__Recorded data__
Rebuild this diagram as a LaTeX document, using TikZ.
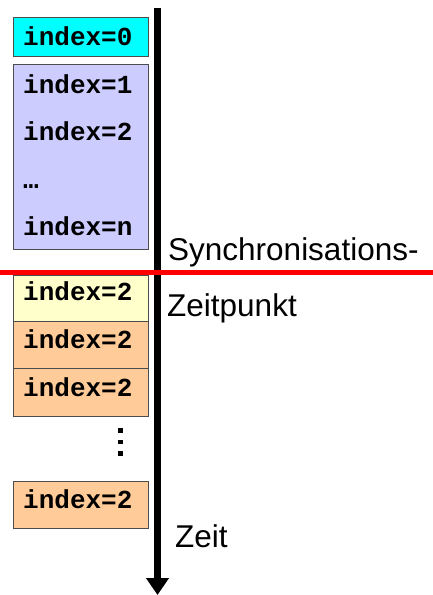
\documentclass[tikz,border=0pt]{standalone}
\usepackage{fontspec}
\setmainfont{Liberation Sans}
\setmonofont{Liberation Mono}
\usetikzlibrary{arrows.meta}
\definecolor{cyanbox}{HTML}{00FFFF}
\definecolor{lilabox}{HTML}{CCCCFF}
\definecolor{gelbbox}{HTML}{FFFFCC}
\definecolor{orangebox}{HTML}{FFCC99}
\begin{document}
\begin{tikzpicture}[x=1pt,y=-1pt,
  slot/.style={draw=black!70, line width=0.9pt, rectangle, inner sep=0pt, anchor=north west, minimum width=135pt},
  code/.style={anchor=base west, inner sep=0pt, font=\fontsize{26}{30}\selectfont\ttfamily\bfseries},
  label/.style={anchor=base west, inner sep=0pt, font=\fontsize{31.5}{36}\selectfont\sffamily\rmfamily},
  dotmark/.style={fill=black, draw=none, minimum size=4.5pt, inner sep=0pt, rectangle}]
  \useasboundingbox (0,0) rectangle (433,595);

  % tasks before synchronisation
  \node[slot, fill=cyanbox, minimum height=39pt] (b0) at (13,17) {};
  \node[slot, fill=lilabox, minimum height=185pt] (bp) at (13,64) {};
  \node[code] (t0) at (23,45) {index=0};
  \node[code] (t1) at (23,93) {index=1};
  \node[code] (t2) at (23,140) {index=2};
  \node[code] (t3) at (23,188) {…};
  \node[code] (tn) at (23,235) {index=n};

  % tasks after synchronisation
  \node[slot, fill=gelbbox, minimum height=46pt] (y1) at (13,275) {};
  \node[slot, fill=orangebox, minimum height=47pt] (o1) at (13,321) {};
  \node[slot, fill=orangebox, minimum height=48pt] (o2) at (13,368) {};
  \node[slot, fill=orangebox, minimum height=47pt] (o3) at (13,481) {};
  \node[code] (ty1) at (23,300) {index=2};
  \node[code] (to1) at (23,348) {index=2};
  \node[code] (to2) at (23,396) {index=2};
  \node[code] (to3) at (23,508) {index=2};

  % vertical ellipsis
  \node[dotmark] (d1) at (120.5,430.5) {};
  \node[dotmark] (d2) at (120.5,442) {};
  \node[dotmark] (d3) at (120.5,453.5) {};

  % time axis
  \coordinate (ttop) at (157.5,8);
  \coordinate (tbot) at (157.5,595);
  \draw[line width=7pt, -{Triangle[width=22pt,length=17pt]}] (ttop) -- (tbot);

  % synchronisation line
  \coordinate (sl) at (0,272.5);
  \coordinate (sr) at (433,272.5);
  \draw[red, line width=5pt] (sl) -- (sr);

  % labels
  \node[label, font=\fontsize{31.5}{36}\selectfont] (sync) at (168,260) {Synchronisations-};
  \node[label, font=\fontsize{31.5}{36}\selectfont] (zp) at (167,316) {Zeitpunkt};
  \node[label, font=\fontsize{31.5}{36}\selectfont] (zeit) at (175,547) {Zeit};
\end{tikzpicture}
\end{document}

__Exercise aim__
Repeat, word for word and with no pictures, only the lines running from the beginning of the data to the line that contains "(to3) at (23,508)".

__Response to the exercise__
Rebuild this diagram as a LaTeX document, using TikZ.
\documentclass[tikz,border=0pt]{standalone}
\usepackage{fontspec}
\setmainfont{Liberation Sans}
\setmonofont{Liberation Mono}
\usetikzlibrary{arrows.meta}
\definecolor{cyanbox}{HTML}{00FFFF}
\definecolor{lilabox}{HTML}{CCCCFF}
\definecolor{gelbbox}{HTML}{FFFFCC}
\definecolor{orangebox}{HTML}{FFCC99}
\begin{document}
\begin{tikzpicture}[x=1pt,y=-1pt,
  slot/.style={draw=black!70, line width=0.9pt, rectangle, inner sep=0pt, anchor=north west, minimum width=135pt},
  code/.style={anchor=base west, inner sep=0pt, font=\fontsize{26}{30}\selectfont\ttfamily\bfseries},
  label/.style={anchor=base west, inner sep=0pt, font=\fontsize{31.5}{36}\selectfont\sffamily\rmfamily},
  dotmark/.style={fill=black, draw=none, minimum size=4.5pt, inner sep=0pt, rectangle}]
  \useasboundingbox (0,0) rectangle (433,595);

  % tasks before synchronisation
  \node[slot, fill=cyanbox, minimum height=39pt] (b0) at (13,17) {};
  \node[slot, fill=lilabox, minimum height=185pt] (bp) at (13,64) {};
  \node[code] (t0) at (23,45) {index=0};
  \node[code] (t1) at (23,93) {index=1};
  \node[code] (t2) at (23,140) {index=2};
  \node[code] (t3) at (23,188) {…};
  \node[code] (tn) at (23,235) {index=n};

  % tasks after synchronisation
  \node[slot, fill=gelbbox, minimum height=46pt] (y1) at (13,275) {};
  \node[slot, fill=orangebox, minimum height=47pt] (o1) at (13,321) {};
  \node[slot, fill=orangebox, minimum height=48pt] (o2) at (13,368) {};
  \node[slot, fill=orangebox, minimum height=47pt] (o3) at (13,481) {};
  \node[code] (ty1) at (23,300) {index=2};
  \node[code] (to1) at (23,348) {index=2};
  \node[code] (to2) at (23,396) {index=2};
  \node[code] (to3) at (23,508) {index=2};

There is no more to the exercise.